By Marco Passoni
Earth Hour is this Saturday. Organised by the World Wildlife Fund since 2007, Earth Hour is famous for people around the world turning off lights in support of the battle against climate change. But, like so many other things, symbolic support for an issue without taking actual steps is now pointless.
The organisers of Earth Hour themselves spell out the point of the moment: Spend 60 minutes doing something, anything, positive for our planet. This year, we should all spend this hour not just sitting in the dark, but asking what more we can do to help save our planet and our own future.
We live and work in a world where most companies have publicised – and in some cases, performative – sustainability and ESG goals and programmes. At 2.0 & Partners we have been working alongside Ecologi to offset our carbon emissions and ensure we are not doing more damage to the planet. But we wanted to do more as a company, and earlier this year we announced our support for The Ocean Cleanup as an Independent Supporter of their amazing work tackling the plastic plague which is devastating our oceans.
The seas and oceans are a cause close to my heart thanks to my many years as a sailor, and I have seen the damage being done first-hand. Today, 1/3 of fish caught as food have plastic inside them and 8 million tonnes of plastic pollution enter the seas and oceans every day. This devastating state of affairs is reported to cost the global economy between $6bn and $19bn every year.
Such a huge issue cannot be solved by one person, or organisation, alone. We must work together and we must support those who are in a position to do more than we can.
I am delighted that we are supporting The Ocean Cleanup in their work today. Big problems such as this require big solutions and this organisation is seeking to, in its own words, “turn off the tap and mop the floor” on plastic pollution. They have created technology to intercept plastic in rivers before it reaches the sea and they have crafted systems which can clear and harvest the plastic in the ocean to recycle it.

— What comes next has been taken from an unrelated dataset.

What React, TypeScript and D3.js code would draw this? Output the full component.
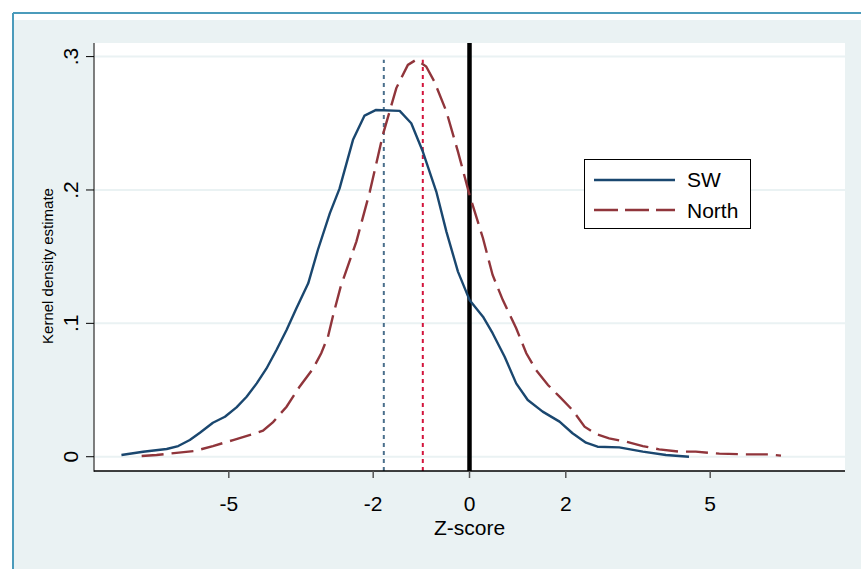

This is, of course, enormous work and I heartily encourage you all to look them up and support their work.
For us at 2.0 & Partners, we are determined to do our own part too. On 4 June, we will undertake a beach clean in Southend to tackle the problem at its source.
None of this is going to change the world on its own. But we must all take every step we can. This Earth Day, let us all not just turn off the lights and feel like we have done our bit; we must all ask what more we can do.